By IANS,
Sydney : Two scientists are one step closer to explaining the nature of glass and its transition from liquid to solid, says a study.
Peter Harrowell and Asaph Widmer-Cooper, theoretical chemists from the School of Chemistry along with colleagues from Columbia University, have been studying the transition of a fluid into a rigid glass in an attempt to understand stress relaxation in a disordered state.
“Glasses are the most viscous of liquids and the most structureless of solids” said Harrowell. “As such, glasses represent the most poorly understood features of both states of matter. That makes them a really profound puzzle.”
One of the most important insights to have emerged over the last decade of glass research is that a liquid, on cooling, approaches the glassy state non-uniformly. Some parts of the liquid become stiff while others retain the fluid mobility.
Harrowell, a pioneers of the study of these dynamic heterogeneities, likens them to ghostly echoes of the hidden secrets of the atomic disorder of the liquid.
“If we could understand what it is was in the arrangement of molecules that rendered one patch rigid and another liquid-like, we would be well on our way to being able to provide a complete account of the glass transition.”

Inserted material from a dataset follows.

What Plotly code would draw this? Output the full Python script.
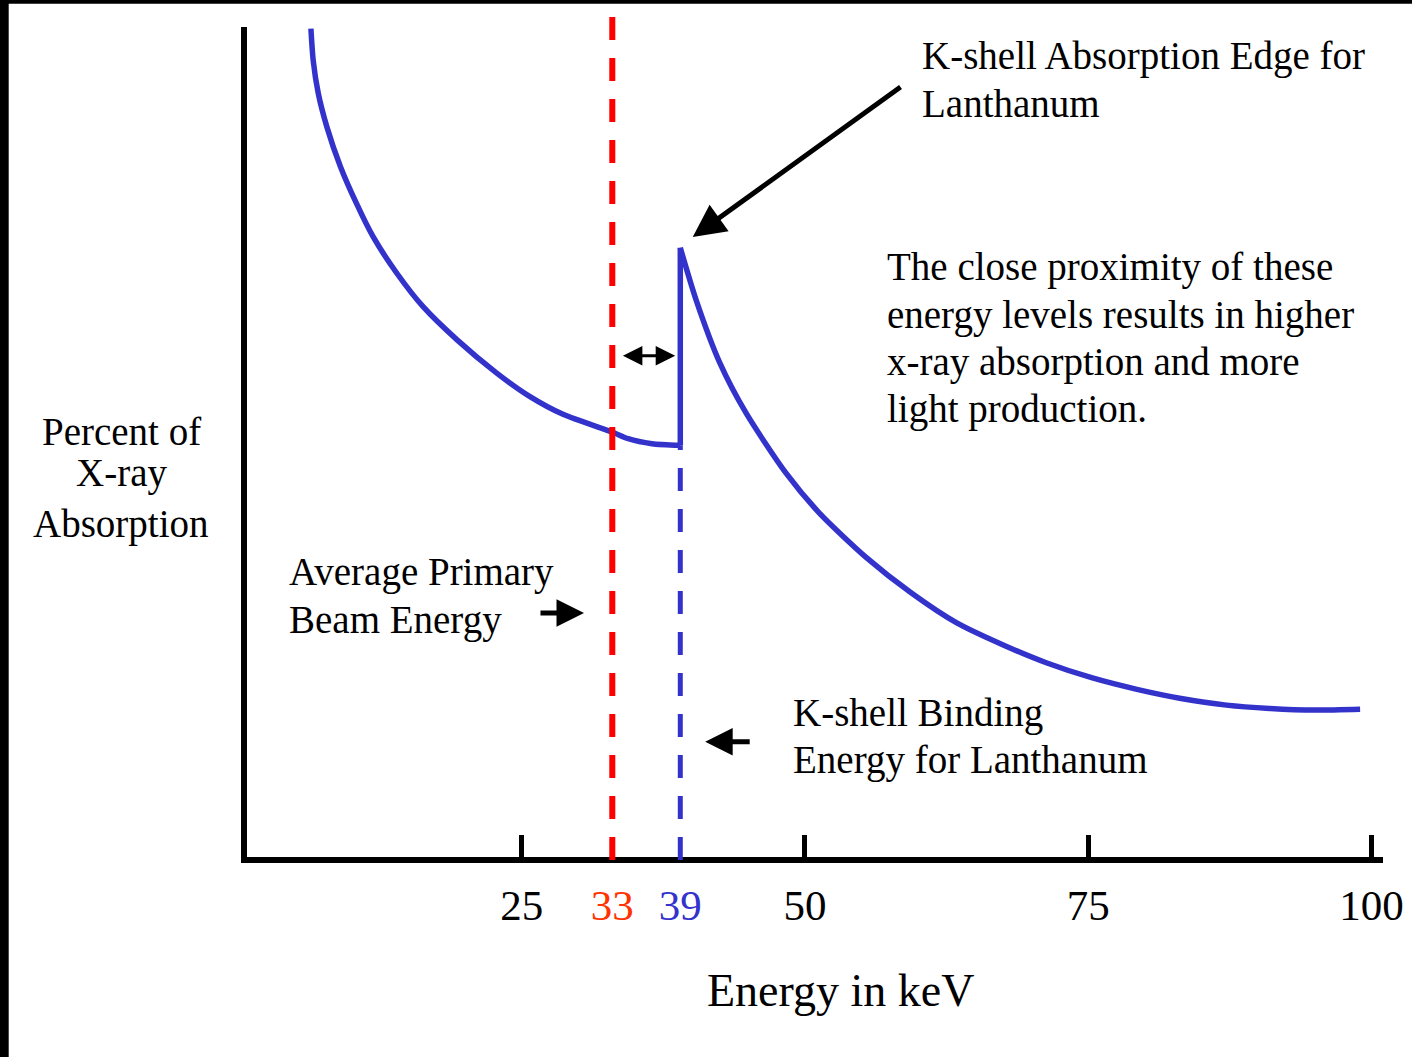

However, there is one problem.
Nothing in the structural arrangements of model glasses studied using computer simulations seemed to be able to account for these huge variations in relaxation times. “Asaph and I had looked at everything – density, local structure, energy – nothing matched the spatial pattern of slow and fast particles. It had to be something more subtle.”
The breakthough came through a brief visit to David Reichman at Columbia University. “David was interested in looking at the vibrations in these model glasses. The results didn’t look very promising at first but, as we talked about it, we began to appreciate there were some real similarities between the pattern of slow vibrations and the pattern of mobile particles”, said Harrowell.
“Improvements in our understanding of this area have potential applications in the world of glassy films development, and could even provide future solutions to the current lifetime limitations of modern data storage devices,” said Harrowell.